#### [PROBLEM]
Reproduce every entry below precisely; do not include the pictures.

#### [ENTRIES]
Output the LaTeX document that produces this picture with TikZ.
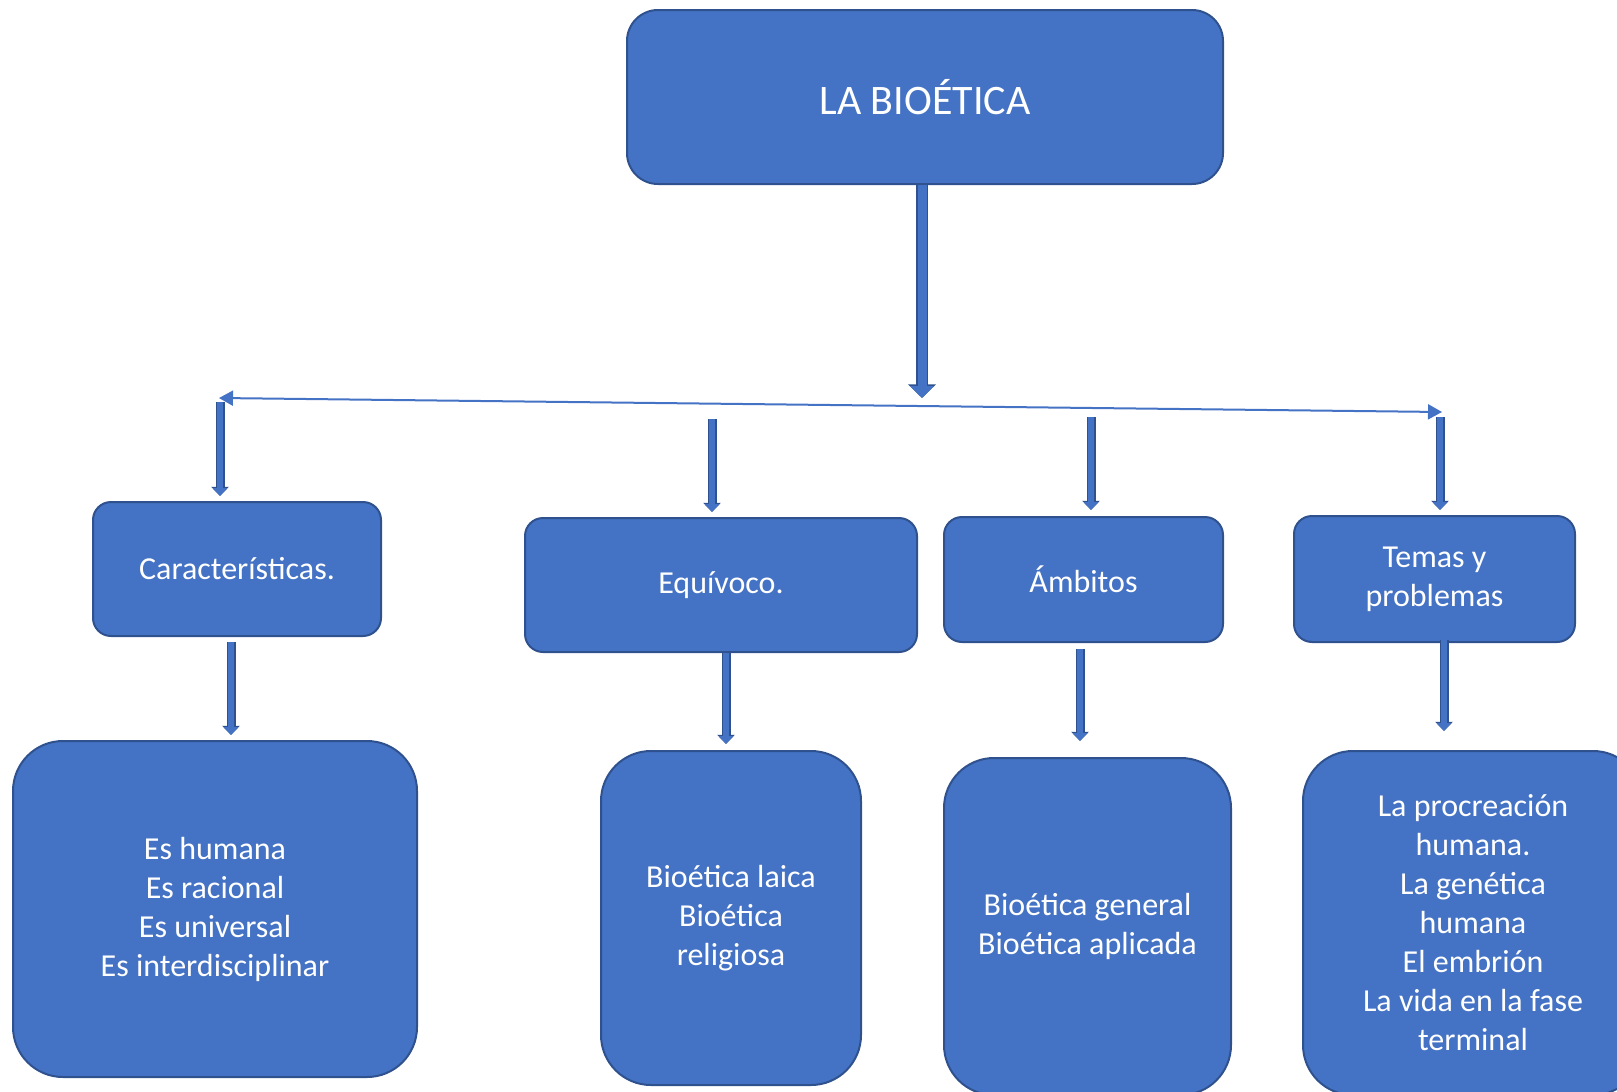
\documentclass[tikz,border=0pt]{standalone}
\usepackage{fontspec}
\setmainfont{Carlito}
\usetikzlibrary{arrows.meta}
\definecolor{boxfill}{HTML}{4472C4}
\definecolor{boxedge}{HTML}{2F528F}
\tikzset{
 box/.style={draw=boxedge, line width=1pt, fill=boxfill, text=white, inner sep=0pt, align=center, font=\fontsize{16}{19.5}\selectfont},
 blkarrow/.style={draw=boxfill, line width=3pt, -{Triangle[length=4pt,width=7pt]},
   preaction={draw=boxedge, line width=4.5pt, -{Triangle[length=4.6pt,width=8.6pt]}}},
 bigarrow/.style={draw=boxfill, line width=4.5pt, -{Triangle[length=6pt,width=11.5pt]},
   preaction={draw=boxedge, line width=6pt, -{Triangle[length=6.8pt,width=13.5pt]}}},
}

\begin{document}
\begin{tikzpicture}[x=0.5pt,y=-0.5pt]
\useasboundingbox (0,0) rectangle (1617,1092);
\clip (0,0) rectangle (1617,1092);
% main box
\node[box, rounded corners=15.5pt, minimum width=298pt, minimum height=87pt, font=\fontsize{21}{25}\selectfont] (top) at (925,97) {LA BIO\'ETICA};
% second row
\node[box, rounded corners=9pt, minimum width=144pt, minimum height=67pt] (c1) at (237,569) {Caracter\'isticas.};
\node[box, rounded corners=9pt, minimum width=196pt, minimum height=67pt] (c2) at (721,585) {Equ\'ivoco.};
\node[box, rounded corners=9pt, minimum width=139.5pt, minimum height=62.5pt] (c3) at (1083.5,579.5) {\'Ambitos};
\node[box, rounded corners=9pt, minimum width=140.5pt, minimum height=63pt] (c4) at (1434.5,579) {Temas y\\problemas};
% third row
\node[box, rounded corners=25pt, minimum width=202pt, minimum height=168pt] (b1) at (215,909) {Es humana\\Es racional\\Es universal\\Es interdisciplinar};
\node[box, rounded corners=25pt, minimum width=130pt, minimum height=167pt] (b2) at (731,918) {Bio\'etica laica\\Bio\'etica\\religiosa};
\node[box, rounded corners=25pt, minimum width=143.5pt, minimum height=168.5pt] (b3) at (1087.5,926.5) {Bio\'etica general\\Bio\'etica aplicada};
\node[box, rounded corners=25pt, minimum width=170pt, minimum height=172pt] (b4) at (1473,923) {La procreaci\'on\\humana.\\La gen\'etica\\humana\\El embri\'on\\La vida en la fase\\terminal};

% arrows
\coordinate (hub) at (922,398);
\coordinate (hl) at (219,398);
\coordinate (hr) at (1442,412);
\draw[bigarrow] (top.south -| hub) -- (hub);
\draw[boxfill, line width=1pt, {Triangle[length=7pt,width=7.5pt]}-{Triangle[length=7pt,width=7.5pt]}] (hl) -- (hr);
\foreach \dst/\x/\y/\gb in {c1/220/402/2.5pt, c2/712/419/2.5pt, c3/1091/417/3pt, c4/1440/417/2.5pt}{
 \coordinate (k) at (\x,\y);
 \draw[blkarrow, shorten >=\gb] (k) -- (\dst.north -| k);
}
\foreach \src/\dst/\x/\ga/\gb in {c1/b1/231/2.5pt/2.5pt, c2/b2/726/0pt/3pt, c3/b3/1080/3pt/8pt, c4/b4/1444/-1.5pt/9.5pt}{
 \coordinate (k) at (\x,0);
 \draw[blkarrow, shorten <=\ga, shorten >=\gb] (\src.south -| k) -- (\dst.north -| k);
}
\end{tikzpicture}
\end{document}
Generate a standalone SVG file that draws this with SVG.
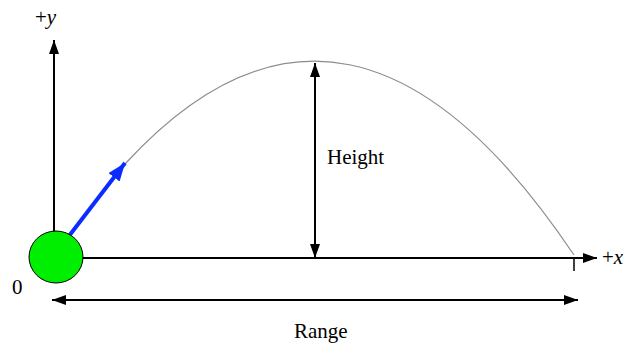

#### [WRITTEN ANSWER]
Output the LaTeX document that produces this picture with TikZ.
\documentclass[tikz,border=0pt]{standalone}
\usepackage{fontspec}
\setmainfont{Carlito}
\usetikzlibrary{arrows.meta}
\definecolor{boxfill}{HTML}{4472C4}
\definecolor{boxedge}{HTML}{2F528F}
\tikzset{
 box/.style={draw=boxedge, line width=1pt, fill=boxfill, text=white, inner sep=0pt, align=center, font=\fontsize{16}{19.5}\selectfont},
 blkarrow/.style={draw=boxfill, line width=3pt, -{Triangle[length=4pt,width=7pt]},
   preaction={draw=boxedge, line width=4.5pt, -{Triangle[length=4.6pt,width=8.6pt]}}},
 bigarrow/.style={draw=boxfill, line width=4.5pt, -{Triangle[length=6pt,width=11.5pt]},
   preaction={draw=boxedge, line width=6pt, -{Triangle[length=6.8pt,width=13.5pt]}}},
}

\begin{document}
\begin{tikzpicture}[x=0.5pt,y=-0.5pt]
\useasboundingbox (0,0) rectangle (1617,1092);
\clip (0,0) rectangle (1617,1092);
% main box
\node[box, rounded corners=15.5pt, minimum width=298pt, minimum height=87pt, font=\fontsize{21}{25}\selectfont] (top) at (925,97) {LA BIO\'ETICA};
% second row
\node[box, rounded corners=9pt, minimum width=144pt, minimum height=67pt] (c1) at (237,569) {Caracter\'isticas.};
\node[box, rounded corners=9pt, minimum width=196pt, minimum height=67pt] (c2) at (721,585) {Equ\'ivoco.};
\node[box, rounded corners=9pt, minimum width=139.5pt, minimum height=62.5pt] (c3) at (1083.5,579.5) {\'Ambitos};
\node[box, rounded corners=9pt, minimum width=140.5pt, minimum height=63pt] (c4) at (1434.5,579) {Temas y\\problemas};
% third row
\node[box, rounded corners=25pt, minimum width=202pt, minimum height=168pt] (b1) at (215,909) {Es humana\\Es racional\\Es universal\\Es interdisciplinar};
\node[box, rounded corners=25pt, minimum width=130pt, minimum height=167pt] (b2) at (731,918) {Bio\'etica laica\\Bio\'etica\\religiosa};
\node[box, rounded corners=25pt, minimum width=143.5pt, minimum height=168.5pt] (b3) at (1087.5,926.5) {Bio\'etica general\\Bio\'etica aplicada};
\node[box, rounded corners=25pt, minimum width=170pt, minimum height=172pt] (b4) at (1473,923) {La procreaci\'on\\humana.\\La gen\'etica\\humana\\El embri\'on\\La vida en la fase\\terminal};

% arrows
\coordinate (hub) at (922,398);
\coordinate (hl) at (219,398);
\coordinate (hr) at (1442,412);
\draw[bigarrow] (top.south -| hub) -- (hub);
\draw[boxfill, line width=1pt, {Triangle[length=7pt,width=7.5pt]}-{Triangle[length=7pt,width=7.5pt]}] (hl) -- (hr);
\foreach \dst/\x/\y/\gb in {c1/220/402/2.5pt, c2/712/419/2.5pt, c3/1091/417/3pt, c4/1440/417/2.5pt}{
 \coordinate (k) at (\x,\y);
 \draw[blkarrow, shorten >=\gb] (k) -- (\dst.north -| k);
}
\foreach \src/\dst/\x/\ga/\gb in {c1/b1/231/2.5pt/2.5pt, c2/b2/726/0pt/3pt, c3/b3/1080/3pt/8pt, c4/b4/1444/-1.5pt/9.5pt}{
 \coordinate (k) at (\x,0);
 \draw[blkarrow, shorten <=\ga, shorten >=\gb] (\src.south -| k) -- (\dst.north -| k);
}
\end{tikzpicture}
\end{document}
Generate a standalone SVG file that draws this with SVG.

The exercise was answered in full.